Theory and Thought : New iPhone Developer Agreement 4.0 beta bans many third-party compiler
Apple, they've just wanted to ban flash developers from their platform, but as collateral damage, even unity, monotouch, titanium etc is banned. Why ? I search all WWW, read many comments, articles, but this is best reason, best Theory from Sean Baggaley (http://blogs.unity3d.com/2010/04/10/unity-and-the-iphone-os-4-0/#comment-12751):
Apple’s only reason for the new T’s & C’s is to ensure a consistent user experience. The user experience is ALL Apple cares about. The developer is secondary. Their design philosophy is entirely focused around the *user*, not the developer. This means controlling as much of the design and production process as possible—the App Store, iTunes, synchronisation, the APIs, the GUI, marketing, packaging design, etc. What many see as control freakery, is actually just an inherent aspect of their approach to design.
When Macs were still based around the PowerPC architecture, Apple were very badly let down by decisions by IBM and Motorola / Freescale (who made the PowerPC chips) which resulted in stagnation of these CPUs. Hence their switch to Intel processors. This experience left its mark on Apple, hence a big part of their philosophy is picking future technologies which they can exert some control over. HTML5 is an open standard which Apple can implement themselves. Flash is not, and would leave Apple dependent on a third party developer which has already proven to be a fair-weather friend at best. (Adobe’s treatment of the Mac version of Premiere is a good example.)
This has nothing to do with Flash’s notoriously poor performance on OS X (and Linux) platforms: Adobe certainly have the resources to fix that if they want to.
Remember, too, that OS X’s entire display technology is built around PDF, and has been since OS X’s first release. So this isn’t an “anti-Adobe” thing. This is a fundamental *philosophical* issue. Flash isn’t owned by Apple. Apple therefore cannot help shape its future, but Apple *do* have some say in the future of HTML5 as one of the two people in charge of its development is an Apple employee. (The other is paid by Google.)
Unlike Unity, Adobe’s pre-compiled Flash tool for producing iPhone apps does not appear to use Apple’s tools at all. This means such apps would not be able to take advantages of SDK updates—something which can easily break legacy apps if not used properly.

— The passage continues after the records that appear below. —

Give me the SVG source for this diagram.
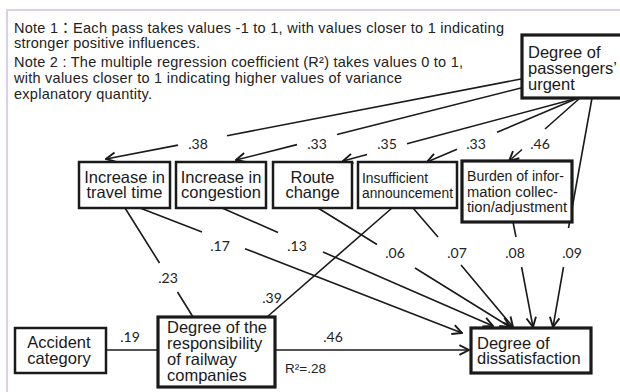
<svg xmlns="http://www.w3.org/2000/svg" width="620" height="392" viewBox="0 0 620 392">
<defs>
<style>
.box{fill:#fff;stroke:#1a1a1a;stroke-width:2.5}
.thick{stroke-width:3.2}
.t{font-family:"Liberation Sans",Arial,sans-serif;font-size:16.5px;fill:#1a1a1a}
.ts{font-family:"Liberation Sans",Arial,sans-serif;font-size:15.5px;fill:#1a1a1a}
.mid{text-anchor:middle}
.note{font-family:"Liberation Sans","Noto Sans CJK JP",sans-serif;font-size:14.5px;fill:#222}
.lbl{font-family:Lato,"Open Sans",sans-serif;font-size:14px;text-anchor:middle;fill:#222}
.c{fill:none;stroke:#1a1a1a;stroke-width:1.6}
</style>
<marker id="ah" markerUnits="userSpaceOnUse" markerWidth="12" markerHeight="12" viewBox="0 0 10 10" refX="9" refY="5" orient="auto">
<path d="M1,1 L9,5 L1,9" fill="none" stroke="#1a1a1a" stroke-width="1.6"/>
</marker>
</defs>
<rect width="620" height="392" fill="#fff"/>
<path d="M7,392 V10 H620" fill="none" stroke="#dcd0e6" stroke-width="2"/>
<g id="notes" class="note">
<text x="14" y="33" textLength="490">Note 1：Each pass takes values -1 to 1, with values closer to 1 indicating</text>
<text x="14" y="48" textLength="186">stronger positive influences.</text>
<text x="14" y="67" textLength="449">Note 2 : The multiple regression coefficient (R²) takes values 0 to 1,</text>
<text x="14" y="83" textLength="388">with values closer to 1 indicating higher values of variance</text>
<text x="14" y="99" textLength="138">explanatory quantity.</text>
</g>
<g id="connectors" class="c">
<path d="M521,79 L227,135.7 M178,145.1 L106,159" marker-end="url(#ah)"/>
<path d="M521,88 L337,134.5 M297,144.6 L236,160" marker-end="url(#ah)"/>
<path d="M578,98 L407,143.8 M367,154.5 L343,161" marker-end="url(#ah)"/>
<path d="M578,98 L497,132.3 M457,149.3 L427,162" marker-end="url(#ah)"/>
<path d="M580,98 L545,129 M522,149.5 L509,161" marker-end="url(#ah)"/>
<path d="M592,98 L568.5,228 M563.5,267 L553,327" marker-end="url(#ah)"/>
<path d="M513,222 L516,237 M521.6,267 L533,327" marker-end="url(#ah)"/>
<path d="M413,208 L438,237 M461,265 L513,327" marker-end="url(#ah)"/>
<path d="M318,208 L377,244.5 M415,268 L510,327" marker-end="url(#ah)"/>
<path d="M222,208 L278,232.4 M323,252 L493,326" marker-end="url(#ah)"/>
<path d="M140,208 L202,232 M245,248.7 L462,333" marker-end="url(#ah)"/>
<path d="M125,208 L159.5,263 M177.5,292 L193,317"/>
<path d="M267,317 L392,208"/>
<path d="M106,350 L158,350"/>
<path d="M275,350 L469,350" marker-end="url(#ah)"/>
</g>
<g id="labels" class="lbl">
<text x="198" y="149">.38</text>
<text x="317" y="149">.33</text>
<text x="387" y="149">.35</text>
<text x="476" y="149">.33</text>
<text x="540" y="149">.46</text>
<text x="220" y="251">.17</text>
<text x="297" y="251">.13</text>
<text x="395" y="258">.06</text>
<text x="457" y="258">.07</text>
<text x="515" y="258">.08</text>
<text x="572" y="258">.09</text>
<text x="168" y="283">.23</text>
<text x="272" y="303">.39</text>
<text x="130" y="342">.19</text>
<text x="333" y="342">.46</text>
</g>
<text x="285" y="373" style="font-family:'Liberation Sans',Arial,sans-serif;font-size:13.5px;fill:#222">R²=.28</text>
<g id="passengers">
<rect class="box thick" x="522" y="35" width="102" height="63"/>
<text class="t" x="528" y="58">Degree of<tspan x="528" dy="16">passengers’</tspan><tspan x="528" dy="16">urgent</tspan></text>
</g>
<g id="travel">
<rect class="box" x="79" y="162" width="91" height="46"/>
<text class="t mid" x="124.5" y="183">Increase in<tspan x="124.5" dy="15">travel time</tspan></text>
</g>
<g id="congestion">
<rect class="box" x="176" y="162" width="90" height="46"/>
<text class="t mid" x="221" y="183">Increase in<tspan x="221" dy="15">congestion</tspan></text>
</g>
<g id="route">
<rect class="box" x="273" y="162" width="79" height="46"/>
<text class="t mid" x="312.5" y="183">Route<tspan x="312.5" dy="15">change</tspan></text>
</g>
<g id="insufficient">
<rect class="box" x="358" y="162" width="99" height="46"/>
<text class="ts" x="362" y="183"><tspan textLength="66" lengthAdjust="spacingAndGlyphs">Insufficient</tspan><tspan x="362" dy="15" textLength="91" lengthAdjust="spacingAndGlyphs">announcement</tspan></text>
</g>
<g id="burden">
<rect class="box thick" x="462" y="161" width="110" height="61"/>
<text class="ts" x="467" y="181"><tspan textLength="97" lengthAdjust="spacingAndGlyphs">Burden of infor-</tspan><tspan x="467" dy="15.5" textLength="91" lengthAdjust="spacingAndGlyphs">mation collec-</tspan><tspan x="467" dy="15.5" textLength="100" lengthAdjust="spacingAndGlyphs">tion/adjustment</tspan></text>
</g>
<g id="accident">
<rect class="box" x="15" y="328" width="91" height="45"/>
<text class="t mid" x="59" y="348">Accident<tspan x="59" dy="15.5">category</tspan></text>
</g>
<g id="responsibility">
<rect class="box thick" x="158" y="317" width="117" height="70"/>
<text class="t" x="167" y="333">Degree of the<tspan x="167" dy="16">responsibility</tspan><tspan x="167" dy="16">of railway</tspan><tspan x="167" dy="16">companies</tspan></text>
</g>
<g id="dissatisfaction">
<rect class="box thick" x="471" y="328" width="120" height="45"/>
<text class="t" x="477" y="349">Degree of<tspan x="477" dy="15">dissatisfaction</tspan></text>
</g>
</svg>
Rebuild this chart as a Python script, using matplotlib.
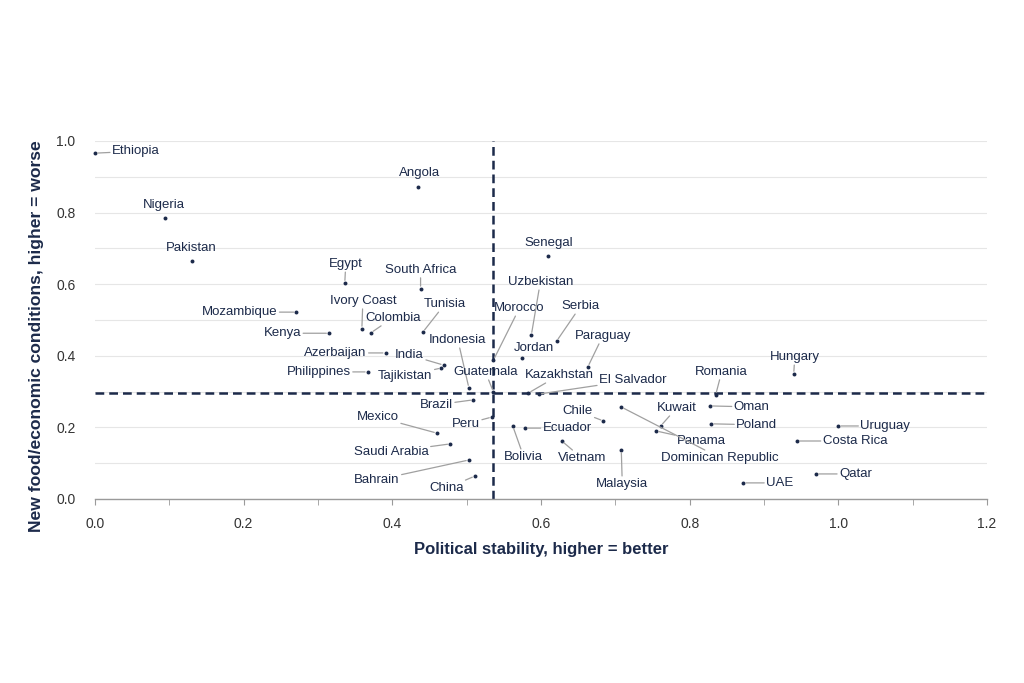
import matplotlib
matplotlib.use("Agg")
import matplotlib.pyplot as plt
from matplotlib.ticker import MultipleLocator

plt.rcParams['font.family'] = ['Liberation Sans', 'DejaVu Sans']

# ---- data ----
countries = ["Ethiopia", "Angola", "Nigeria", "Pakistan", "Egypt", "South Africa",
             "Ivory Coast", "Colombia", "Tunisia", "Mozambique", "Kenya", "Azerbaijan",
             "India", "Tajikistan", "Philippines", "Indonesia", "Guatemala", "Morocco",
             "Brazil", "Peru", "Mexico", "Saudi Arabia", "Bahrain", "China",
             "Senegal", "Uzbekistan", "Serbia", "Jordan", "Paraguay", "Kazakhstan",
             "El Salvador", "Romania", "Hungary", "Oman", "Poland", "Uruguay",
             "Costa Rica", "Qatar", "UAE", "Kuwait", "Panama", "Dominican Republic",
             "Chile", "Malaysia", "Vietnam", "Ecuador", "Bolivia"]
political_stability = [0.000, 0.435, 0.094, 0.130, 0.336, 0.438,
                       0.359, 0.371, 0.441, 0.271, 0.315, 0.391,
                       0.469, 0.466, 0.367, 0.503, 0.536, 0.536,
                       0.509, 0.534, 0.460, 0.478, 0.503, 0.511,
                       0.610, 0.587, 0.621, 0.575, 0.663, 0.583,
                       0.597, 0.835, 0.940, 0.827, 0.829, 1.000,
                       0.944, 0.970, 0.872, 0.761, 0.755, 0.708,
                       0.684, 0.708, 0.628, 0.578, 0.562]
food_economic = [0.966, 0.871, 0.785, 0.665, 0.603, 0.587,
                 0.475, 0.464, 0.466, 0.522, 0.463, 0.408,
                 0.374, 0.366, 0.355, 0.310, 0.299, 0.388,
                 0.277, 0.229, 0.184, 0.154, 0.109, 0.064,
                 0.679, 0.458, 0.441, 0.394, 0.369, 0.296,
                 0.293, 0.291, 0.349, 0.260, 0.210, 0.204,
                 0.162, 0.070, 0.045, 0.204, 0.190, 0.257,
                 0.218, 0.137, 0.162, 0.198, 0.204]
stability_threshold = 0.535
food_threshold = 0.296

# ---- label placement (pixel offsets from point, alignment, leader line) ----
label_layout = {
    "Ethiopia": (17, 2, 'left', True), "Angola": (1, 14, 'center', False),
    "Nigeria": (-1, 13, 'center', False), "Pakistan": (0, 13, 'center', False),
    "Egypt": (1, 19, 'center', True), "South Africa": (0, 19, 'center', True),
    "Ivory Coast": (1, 28, 'center', True), "Colombia": (22, 15, 'center', True),
    "Tunisia": (22, 28, 'center', True), "Mozambique": (-19, 0, 'right', True),
    "Kenya": (-28, 0, 'right', True), "Azerbaijan": (-19, 0, 'right', True),
    "India": (-34, 10, 'center', True), "Tajikistan": (-36, -8, 'center', True),
    "Philippines": (-17, 0, 'right', True), "Indonesia": (-11, 48, 'center', True),
    "Guatemala": (-8, 20, 'center', True), "Morocco": (26, 52, 'center', True),
    "Brazil": (-37, -5, 'center', True), "Peru": (-26, -7, 'center', True),
    "Mexico": (-59, 16, 'center', True), "Saudi Arabia": (-59, -8, 'center', True),
    "Bahrain": (-92, -20, 'center', True), "China": (-28, -12, 'center', True),
    "Senegal": (0, 13, 'center', False), "Uzbekistan": (9, 53, 'center', True),
    "Serbia": (24, 35, 'center', True), "Jordan": (12, 10, 'center', False),
    "Paraguay": (15, 31, 'center', True), "Kazakhstan": (31, 18, 'center', True),
    "El Salvador": (94, 14, 'center', True), "Romania": (6, 23, 'center', True),
    "Hungary": (1, 17, 'center', True), "Oman": (24, -1, 'left', True),
    "Poland": (25, -1, 'left', True), "Uruguay": (22, 0, 'left', True),
    "Costa Rica": (26, 0, 'left', True), "Qatar": (23, 0, 'left', True),
    "UAE": (23, 0, 'left', True), "Kuwait": (16, 18, 'center', True),
    "Panama": (45, -10, 'center', True), "Dominican Republic": (99, -51, 'center', True),
    "Chile": (-26, 10, 'center', True), "Malaysia": (1, -34, 'center', True),
    "Vietnam": (20, -17, 'center', True), "Ecuador": (18, 0, 'left', True),
    "Bolivia": (11, -31, 'center', True),
}

navy = '#1c2a4a'
grey_line = '#a0a0a0'

fig = plt.figure(figsize=(10.24, 6.83), dpi=100)
ax = fig.add_axes([95 / 1024, 1 - 499 / 683, (987 - 95) / 1024, (499 - 141) / 683])

ax.set_xlim(0, 1.2)
ax.set_ylim(0, 1.0)
ax.xaxis.set_major_locator(MultipleLocator(0.2))
ax.xaxis.set_minor_locator(MultipleLocator(0.1))
ax.yaxis.set_major_locator(MultipleLocator(0.2))
ax.yaxis.set_minor_locator(MultipleLocator(0.1))
ax.xaxis.set_major_formatter(plt.FormatStrFormatter('%.1f'))
ax.yaxis.set_major_formatter(plt.FormatStrFormatter('%.1f'))

ax.grid(True, which='both', axis='y', color='#e6e6e6', linewidth=0.8)
ax.set_axisbelow(True)
for s in ['top', 'right', 'left']:
    ax.spines[s].set_visible(False)
ax.spines['bottom'].set_color('#9a9a9a')
ax.spines['bottom'].set_linewidth(1.0)
ax.tick_params(axis='x', which='both', length=4, color='#9a9a9a', pad=9,
               labelsize=10, labelcolor='#333333')
ax.tick_params(axis='y', which='both', length=0, pad=14, labelsize=10, labelcolor='#333333')

ax.axvline(stability_threshold, color=navy, linestyle=(0, (3.5, 2)), linewidth=1.8, zorder=2)
ax.axhline(food_threshold, color=navy, linestyle=(0, (3.5, 2)), linewidth=1.8, zorder=2)

ax.scatter(political_stability, food_economic, s=8, color=navy, zorder=4, linewidths=0,
           clip_on=False)

for name, x, y in zip(countries, political_stability, food_economic):
    dx, dy, ha, leader = label_layout[name]
    arrow = dict(arrowstyle='-', color=grey_line, lw=0.9, shrinkA=0, shrinkB=2) if leader else None
    ax.annotate(name, xy=(x, y), xytext=(dx, dy), textcoords='offset pixels',
                ha=ha, va='center', fontsize=9.5, color=navy,
                bbox=dict(boxstyle='square,pad=0.15', fc='none', ec='none'),
                arrowprops=arrow, zorder=5, annotation_clip=False)

ax.set_xlabel('Political stability, higher = better', fontsize=12, fontweight='bold',
              color=navy, labelpad=8)
ax.set_ylabel('New food/economic conditions, higher = worse', fontsize=12.6,
              fontweight='bold', color=navy)
ax.yaxis.set_label_coords(-0.057, 0.455)

fig.savefig('out.png', dpi=100, facecolor='white')
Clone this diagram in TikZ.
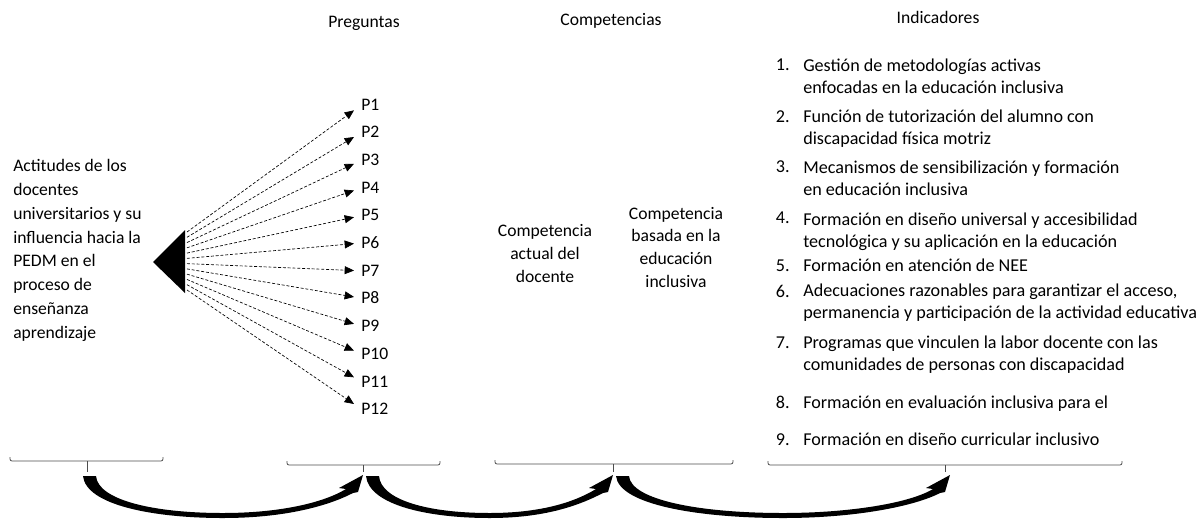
\documentclass[tikz,border=0pt]{standalone}
\usepackage{fontspec}
\setmainfont{Carlito}
\usetikzlibrary{arrows.meta,calc}

\tikzset{
  lbl/.style={inner sep=0pt, font=\fontsize{13.2}{16.5}\selectfont},
  indlbl/.style={inner sep=0pt, font=\fontsize{13.6}{16.5}\selectfont},
  qarrow/.style={line width=0.5pt, dash pattern=on 2.2pt off 1.4pt,
    -{Triangle[length=7pt,width=6pt]}},
  brack/.style={line width=0.6pt, draw=black!70, rounded corners=1.5pt},
}

% thick curved arrow under the brackets: #1 = x of start, #2 = x of tip
\newcommand\swoop[2]{%
  \pgfmathsetmacro\sa{#1}\pgfmathsetmacro\sb{#2}%
  \pgfmathsetmacro\sm{(#1+#2)/2}\pgfmathsetmacro\sl{#2-#1}%
  \fill (\sa,476) .. controls (\sa+3,505) and (\sm-0.25*\sl,518) .. (\sm,518)
    .. controls (\sm+0.22*\sl,518) and (\sb-35,506) .. (\sb-10,493)
    -- (\sb-5,492) -- (\sb,475) -- (\sb-24,488) -- (\sb-17,489)
    .. controls (\sb-40,503) and (\sm+0.2*\sl,513) .. (\sm,513)
    .. controls (\sm-0.25*\sl,513) and (\sa+15,500) .. (\sa+13,476) -- cycle;}

\begin{document}
\begin{tikzpicture}[x=0.75pt,y=-0.75pt]
  \useasboundingbox (0,0) rectangle (1203,519);

  % column titles
  \node[lbl,anchor=base] (tpreg) at (364,27) {Preguntas};
  \node[lbl,anchor=base] (tcomp) at (611,25) {Competencias};
  \node[lbl,anchor=base] (tind) at (938,23) {Indicadores};

  % variable (base anchor = last line)
  \node[lbl,anchor=base west,align=left,font=\fontsize{13.2}{17.8}\selectfont] (actitud) at (13,338)
    {Actitudes de los\\docentes\\universitarios y su\\influencia hacia la\\PEDM en el\\proceso de\\enseñanza\\aprendizaje};
  \fill (153,262) -- (185,230) -- (185,293) -- cycle;

  % preguntas
  \foreach \k in {1,...,12}{
    \coordinate (s\k) at (187,{232+(\k-1)*5.27});
    \node[lbl,anchor=base west] (p\k) at (361,{110+(\k-1)*27.7}) {P\k};
    \draw[qarrow] (s\k) -- ($(p\k.west)+(-7,{6-(\k-1)})$);
  }

  % competencias
  \node[lbl,anchor=base,align=center,font=\fontsize{13.2}{17}\selectfont] (cact) at (545,282)
    {Competencia\\actual del\\docente};
  \node[lbl,anchor=base,align=center,font=\fontsize{13.2}{17}\selectfont] (cinc) at (676,287)
    {Competencia\\basada en la\\educación\\inclusiva};

  % indicadores: number baseline / last text baseline
  \foreach \i/\yy/\zz/\txt in {
      1/70/93/{Gestión de metodologías activas\\enfocadas en la educación inclusiva},
      2/122/144/{Función de tutorización del alumno con\\discapacidad física motriz},
      3/172/195/{Mecanismos de sensibilización y formación\\en educación inclusiva},
      4/223/247/{Formación en diseño universal y accesibilidad\\tecnológica y su aplicación en la educación},
      5/271/271/{Formación en atención de NEE},
      6/297/318/{Adecuaciones razonables para garantizar el acceso,\\permanencia y participación de la actividad educativa},
      7/348/370/{Programas que vinculen la labor docente con las\\comunidades de personas con discapacidad},
      8/408/408/{Formación en evaluación inclusiva para el},
      9/445/445/{Formación en diseño curricular inclusivo}}{
    \node[indlbl,anchor=base east] (n\i) at (790,\yy) {\i.};
    \node[indlbl,anchor=base west,align=left] (ind\i) at (803,\zz) {\txt};
  }

  % brackets
  \foreach \a/\b/\c/\y in {10/163/87/461, 287/440/363/465, 495/733/613/464, 768/1122/945/465}{
    \draw[brack] (\a,\y-4) -- (\a,\y) -- (\b,\y) -- (\b,\y-4);
    \draw[brack] (\c,\y) -- (\c,472);
  }

  % flow
  \swoop{83}{363}
  \swoop{366}{613}
  \swoop{616}{950}
\end{tikzpicture}
\end{document}
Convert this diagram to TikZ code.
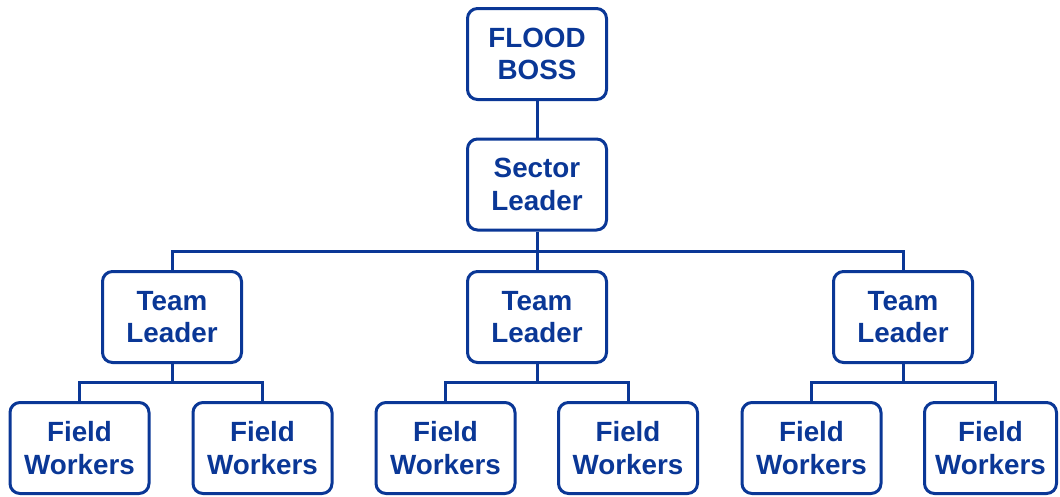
\documentclass[tikz,border=0pt]{standalone}
\usepackage{fontspec}
\setmainfont{Liberation Sans}
\definecolor{navy}{HTML}{0A3796}
\begin{document}
\begin{tikzpicture}[x=1pt,y=1pt,
  box/.style={draw=navy, line width=3pt, rounded corners=10pt, minimum width=139pt, minimum height=91pt,
    align=center, text=navy, inner sep=0pt, font=\fontsize{27.8}{32.6}\selectfont\bfseries},
  link/.style={draw=navy, line width=3pt}]
\useasboundingbox (0,0) rectangle (1060,-496);
\node[box] (boss) at (537,-54) {FLOOD\\BOSS};
\node[box] (sector) at (537,-184.5) {Sector\\Leader};
\node[box] (tl1) at (172,-317) {Team\\Leader};
\node[box] (tl2) at (537,-317) {Team\\Leader};
\node[box] (tl3) at (903,-317) {Team\\Leader};
\node[box] (fw1) at (79.5,-448) {Field\\Workers};
\node[box] (fw2) at (262.5,-448) {Field\\Workers};
\node[box] (fw3) at (445.5,-448) {Field\\Workers};
\node[box] (fw4) at (628,-448) {Field\\Workers};
\node[box] (fw5) at (811.5,-448) {Field\\Workers};
\node[box, minimum width=132pt] (fw6) at (990.5,-448) {Field\\Workers};
\coordinate (bus0) at (537,-251);
\coordinate (bus1) at (172,-382);
\coordinate (bus2) at (537,-382);
\coordinate (bus3) at (903,-382);
\path[link] (boss) -- (sector);
\path[link] (sector.south) -- (bus0);
\path[link] (bus0) -| (tl1.north);
\path[link] (bus0) -| (tl3.north);
\path[link] (bus0) -- (tl2.north);
\path[link] (tl1.south) -- (bus1);
\path[link] (bus1) -| (fw1.north);
\path[link] (bus1) -| (fw2.north);
\path[link] (tl2.south) -- (bus2);
\path[link] (bus2) -| (fw3.north);
\path[link] (bus2) -| (fw4.north);
\path[link] (tl3.south) -- (bus3);
\path[link] (bus3) -| (fw5.north);
\path[link] (bus3) -| ([xshift=4.5pt]fw6.north);
\end{tikzpicture}
\end{document}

Unlike Microsoft, Apple aren’t all that bothered about retaining backwards compatibility over the full life-span of OS X. If a new API lets them improve the end user’s experience, Apple would rather you updated your app(s) to use it, rather than retaining their old interfaces. Apple are utterly ruthless about improving their APIs, and will cheerfully kill off older ones if their new one does things better.
Unity is not (yet) a threat to Apple’s philosophy directly, but Flash is. It’s possible Apple might not be that bothered about losing Unity support for their fully closed platforms—it’s unlikely, but a lot depends on Apple’s future plans—but I suspect they won’t go this far. Unity competes with Director, not Flash, and has uses far beyond games.
I think the key differentiator is that Unity does use Apple’s XCode toolchain as part of its build process. Adobe’s solution does not. It’s therefore much more likely that the latter will more easily fall foul of major changes to the underlying OS—for which Apple, not Adobe, would be blamed by users.
If Adobe’s solution were allowed in, developers might easily find iPhone OS 4 breaks their apps. Who would customers blame? Apple, not Adobe. This is a problem Microsoft have suffered from for years and Apple aren’t about to repeat history.